Composer Couples - Robert and Clara Schumann, and Gustav and Alma Mahler
Recitals are followed by a buffet lunch. Donations to Cathedral funds are gratefully received.
If you are interested in performing for a future recital: please email: cathedralatnoon@gmail.com
This recital presents the fruits of two contrasting relationships. Robert and Clara Schumann respected each other’s musical talents (by the time of her marriage to Robert Schumann in 1840, Clara Schumann had acquired considerable fame as a concert pianist.) Despite Clara’s doubts about her own compositional abilities, Robert encouraged her to compose. The first six songs presented today are taken from Liebesfrühling, published as Robert Schumann’s opus 37. This was a joint project consisting of twelve Rückert settings, to which Clara contributed three songs.

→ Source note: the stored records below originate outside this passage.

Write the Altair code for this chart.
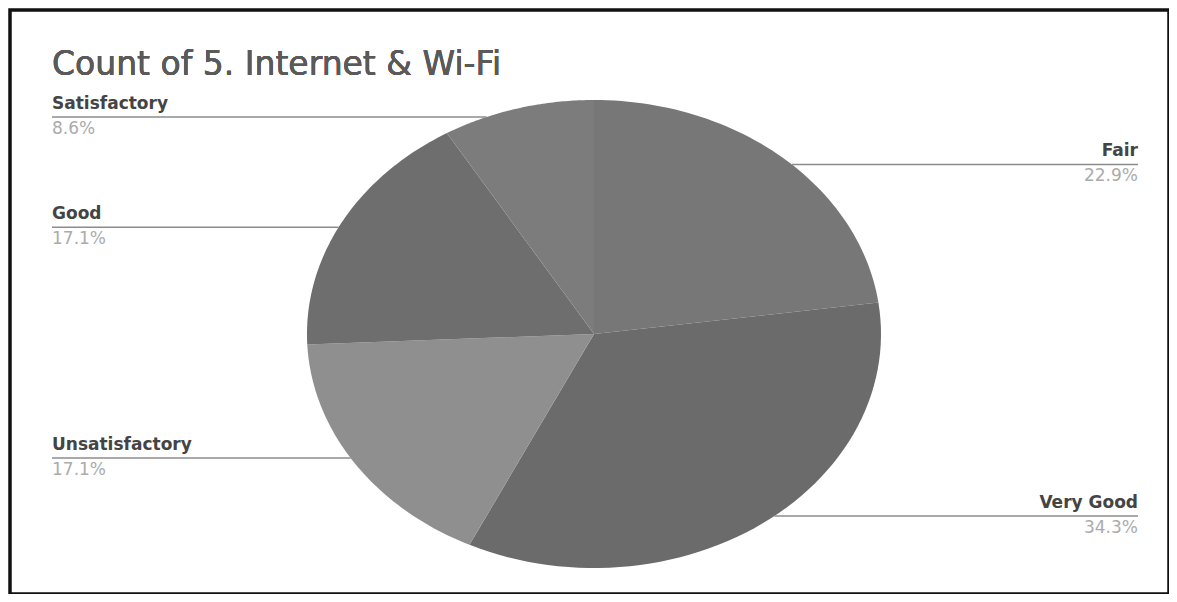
import altair as alt
import pandas as pd

# ---- data ----
categories = ["Fair", "Very Good", "Unsatisfactory", "Good", "Satisfactory"]
counts = [8, 12, 6, 6, 3]
slice_colors = ["#777777", "#6b6b6b", "#8f8f8f", "#6e6e6e", "#7c7c7c"]
title_text = "Count of 5. Internet & Wi-Fi"

df = pd.DataFrame({"category": categories, "count": counts, "idx": list(range(len(categories)))})

# ---- layout (pixels) ----
W, H = 1159, 584
PADL, PADT = 2, 2
OX, OY = 8 + PADL, 8 + PADT
ell_left, ell_top = 307 - OX, 100 - OY
ppu_x, ppu_y = 287.0, 234.0
x0 = -1 - ell_left / ppu_x
x1 = x0 + W / ppu_x
y1 = 1 + ell_top / ppu_y
y0 = y1 - H / ppu_y
lab_left = x0 + (52 - OX) / ppu_x
lab_right = x0 + (1138 - OX) / ppu_x
LABEL_R = 0.962

xs = alt.Scale(domain=[x0, x1], nice=False, zero=False)
ys = alt.Scale(domain=[y0, y1], nice=False, zero=False)
color = alt.Color("category:N", scale=alt.Scale(domain=categories, range=slice_colors), legend=None)

base = (
    alt.Chart(df)
    .transform_joinaggregate(total="sum(count)")
    .transform_window(cum="sum(count)", sort=[alt.SortField("idx")], frame=[None, 0])
    .transform_calculate(
        a1="2*PI*datum.cum/datum.total",
        a0="2*PI*(datum.cum-datum['count'])/datum.total",
        pct="format(datum['count']/datum.total*100, '.1f') + '%'",
    )
    .transform_calculate(mid="(datum.a0+datum.a1)/2")
    .transform_calculate(ey=f"{LABEL_R}*cos(datum.mid)", side="sin(datum.mid) > 0 ? 1 : -1")
    .transform_calculate(ex="datum.side*sqrt(1-datum.ey*datum.ey)")
    .transform_calculate(lx=f"datum.side > 0 ? {lab_right} : {lab_left}")
)

pie = (
    base.transform_calculate(steps="sequence(-1, 61)")
    .transform_flatten(["steps"], as_=["step"])
    .transform_calculate(ang="datum.a0 + (datum.a1-datum.a0)*max(datum.step,0)/60")
    .transform_calculate(
        px="datum.step < 0 ? 0 : sin(datum.ang)",
        py="datum.step < 0 ? 0 : cos(datum.ang)",
    )
    .mark_line(filled=True, interpolate="linear", strokeWidth=0)
    .encode(
        x=alt.X("px:Q", scale=xs, axis=None),
        y=alt.Y("py:Q", scale=ys, axis=None),
        color=color,
        order=alt.Order("step:Q"),
    )
)

rules = base.mark_rule(color="#8c8c8c", strokeWidth=1.5).encode(
    x=alt.X("ex:Q", scale=xs, axis=None),
    x2="lx:Q",
    y=alt.Y("ey:Q", scale=ys, axis=None),
)

def labels(side_filter, align):
    b = base.transform_filter(side_filter)
    name = b.mark_text(align=align, baseline="bottom", dy=-4, fontSize=17, fontWeight="bold",
                       font="DejaVu Sans", color="#444444").encode(
        x=alt.X("lx:Q", scale=xs, axis=None), y=alt.Y("ey:Q", scale=ys, axis=None), text="category:N")
    pct = b.mark_text(align=align, baseline="top", dy=4, fontSize=17,
                      font="DejaVu Sans", color="#ababab").encode(
        x=alt.X("lx:Q", scale=xs, axis=None), y=alt.Y("ey:Q", scale=ys, axis=None), text="pct:N")
    return name + pct

left = labels("datum.side < 0", "left")
right = labels("datum.side > 0", "right")

title = alt.Chart(df).mark_text(
    align="left", baseline="alphabetic", fontSize=33, font="DejaVu Sans", color="#5a5a5a"
).encode(x=alt.value(52 - OX), y=alt.value(75 - OY), text=alt.value(title_text))

chart = (
    alt.layer(pie, rules, left, right, title)
    .properties(width=W, height=H, padding={"left": PADL, "top": PADT, "right": 0, "bottom": 0},
                autosize=alt.AutoSizeParams(type="none"))
    .configure_view(stroke="#111111", strokeWidth=3.5)
)

chart.save("out.html", embed_options={"renderer": "svg", "actions": False})
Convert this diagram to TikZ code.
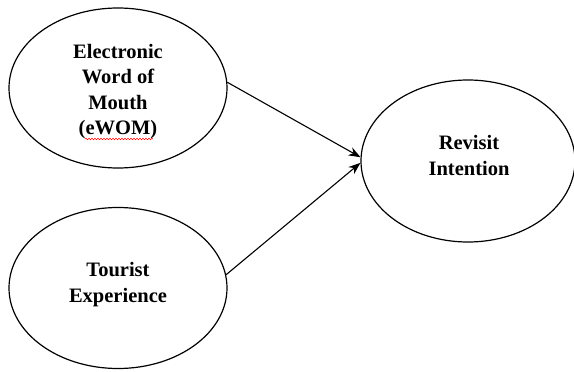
\documentclass[tikz,border=0pt]{standalone}
\usepackage{fontspec}
\setmainfont{Liberation Serif}
\usetikzlibrary{shapes.geometric,arrows.meta,decorations.pathmorphing}
\begin{document}
\begin{tikzpicture}[x=1pt,y=-1pt,
  construct/.style={draw, ellipse, line width=1.2pt, inner sep=0pt},
  label text/.style={anchor=north, inner sep=0pt, align=center,
    font=\fontsize{20.5}{25.3}\selectfont\bfseries},
  link/.style={line width=1.1pt, -{Stealth[length=12pt,width=9pt]}}]
\useasboundingbox (0,0) rectangle (574,372);
\fill[white] (0,0) rectangle (574,372);
\node[construct, minimum width=218pt, minimum height=160pt] (ewom) at (118,88) {};
\node[construct, minimum width=218pt, minimum height=161pt] (tour) at (118,288) {};
\node[construct, minimum width=214pt, minimum height=162pt] (rev) at (468,161) {};
\node[label text] (ewomt) at (118,44) {Electronic\\Word of\\Mouth\\(eWOM)};
\node[label text] (tourt) at (118,262.5) {Tourist\\Experience};
\node[label text] (revt) at (469,135.5) {Revisit\\Intention};
\coordinate (w1) at (85,139);
\coordinate (w2) at (153,139);
\draw[red, line width=0.5pt, decorate,
  decoration={snake, amplitude=0.8pt, segment length=3pt}] (w1) -- (w2);
\draw[link] (ewom.3) -- (rev.178);
\draw[link] (tour.7) -- (rev.181);
\end{tikzpicture}
\end{document}
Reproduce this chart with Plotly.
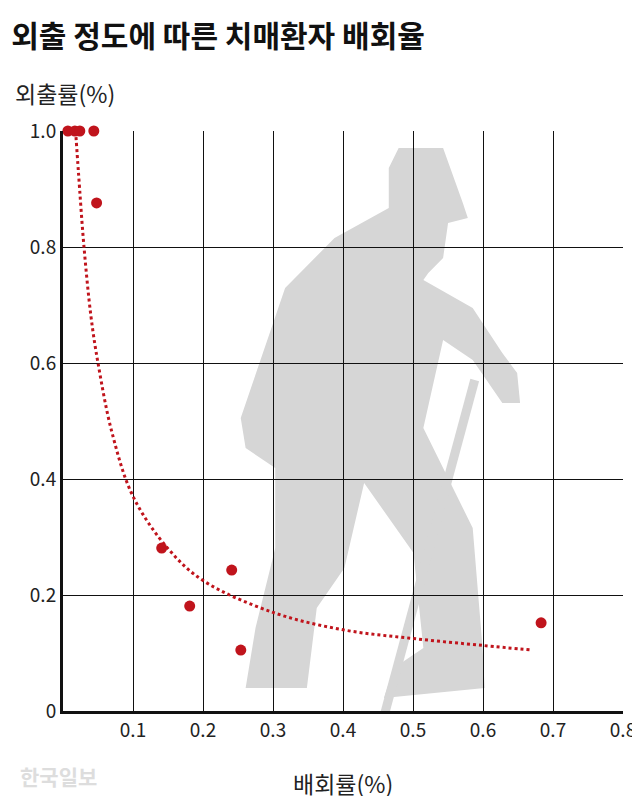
import plotly.graph_objects as go

# 배회률 (x) / 외출률 (y)
wander = [0.007, 0.017, 0.024, 0.044, 0.048, 0.141, 0.181, 0.241, 0.254, 0.683]
outing = [1.0, 1.0, 1.0, 1.0, 0.876, 0.281, 0.181, 0.243, 0.105, 0.152]

# dotted trend line
trend_x = [0.018, 0.022, 0.03, 0.04, 0.05, 0.07, 0.1, 0.15, 0.2, 0.3, 0.4, 0.5, 0.6, 0.67]
trend_y = [1.0, 0.93, 0.80, 0.68, 0.60, 0.48, 0.37, 0.28, 0.225, 0.17, 0.14, 0.125, 0.113, 0.105]

xticks = [0, 0.1, 0.2, 0.3, 0.4, 0.5, 0.6, 0.7, 0.8]
xlabels = ["", "0.1", "0.2", "0.3", "0.4", "0.5", "0.6", "0.7", "0.8"]
yticks = [0, 0.2, 0.4, 0.6, 0.8, 1.0]
ylabels = ["0", "0.2", "0.4", "0.6", "0.8", "1.0"]

red = "#c0141c"


def px(p):
    # picture pixel -> data coords (background silhouette only)
    return (p[0] - 55) / 709, (703 - p[1]) / 580


body = [(395, 140), (440, 140), (460, 195), (465, 210), (445, 215), (440, 250),
        (425, 265), (420, 272), (470, 300), (500, 345), (515, 365), (518, 395),
        (500, 395), (470, 352), (440, 332), (420, 420), (470, 520), (480, 640),
        (482, 680), (380, 690), (390, 660), (420, 640), (410, 545), (360, 475),
        (340, 560), (312, 600), (302, 680), (240, 680), (250, 620), (270, 540),
        (270, 460), (240, 440), (235, 410), (280, 280), (330, 230), (385, 200),
        (385, 160)]
path = "M " + " L ".join("%.4f,%.4f" % px(p) for p in body) + " Z"

fig = go.Figure()
fig.add_shape(type="path", path=path, xref="x", yref="y",
              fillcolor="#d6d6d6", line_width=0, layer="below")
c0, c1 = px((472, 372)), px((378, 716))
fig.add_shape(type="line", x0=c0[0], y0=c0[1], x1=c1[0], y1=c1[1],
              line=dict(color="#d6d6d6", width=9), layer="below")

fig.add_trace(go.Scatter(x=trend_x, y=trend_y, mode="lines",
                         line=dict(color=red, width=3, dash="dot", shape="spline")))
fig.add_trace(go.Scatter(x=wander, y=outing, mode="markers",
                         marker=dict(color=red, size=11), cliponaxis=False))

fig.update_layout(
    width=640, height=796, showlegend=False,
    paper_bgcolor="white", plot_bgcolor="rgba(0,0,0,0)",
    margin=dict(l=55, r=18, t=123, b=93),
    font=dict(family="Noto Sans CJK KR", size=19, color="#222"),
    title=dict(text="<b>외출 정도에 따른 치매환자 배회율</b>", x=0.005, y=0.978,
               xanchor="left", yanchor="top", font=dict(size=30, color="#111")),
    annotations=[
        dict(text="외출률(%)", x=-0.09, y=1.066, xref="paper", yref="paper",
             xanchor="left", yanchor="middle", showarrow=False, font=dict(size=23)),
        dict(text="배회률(%)", x=0.5, y=-0.124, xref="paper", yref="paper",
             xanchor="center", yanchor="middle", showarrow=False, font=dict(size=23)),
        dict(text="<b>한국일보</b>", x=-0.08, y=-0.112, xref="paper", yref="paper",
             xanchor="left", yanchor="middle", showarrow=False,
             font=dict(size=21, color="#dddddd")),
    ],
)
fig.update_xaxes(range=[0, 0.8], tickvals=xticks, ticktext=xlabels,
                 showgrid=True, gridcolor="#111", gridwidth=1,
                 showline=True, linecolor="#111", linewidth=3,
                 zeroline=False, ticks="")
fig.update_yaxes(range=[0, 1.0], tickvals=yticks, ticktext=ylabels,
                 showgrid=True, gridcolor="#111", gridwidth=1,
                 showline=True, linecolor="#111", linewidth=3,
                 zeroline=False, ticks="")

fig.write_html("out.html")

The Mahler’s marriage was very different. Gustav Mahler’s attitude to his wife’s ambition to be a composer contrasts sharply with Schumann’s. He wrote in 1901, shortly before their marriage, and without having heard any of her compositions:
The role of the ‘composer’…is mine; yours is that of the loving partner.
One may speculate that Alma’s resentment at this belittling of her talent may have fuelled her many infidelities. Gustav relented in 1910, in the last months of his life, when he found some of Alma’s songs, and perhaps in an effort to repair their marital difficulties, helped her to get them published. The two songs presented today were among those ‘discovered’ by Gustav, and reveal a compositional style very different from his.
The recital ends with three of Gustav Mahler’s Rückertlieder, composed in 1901-2. His setting of Liebst du um Schönheit was intended as a wedding present for Alma.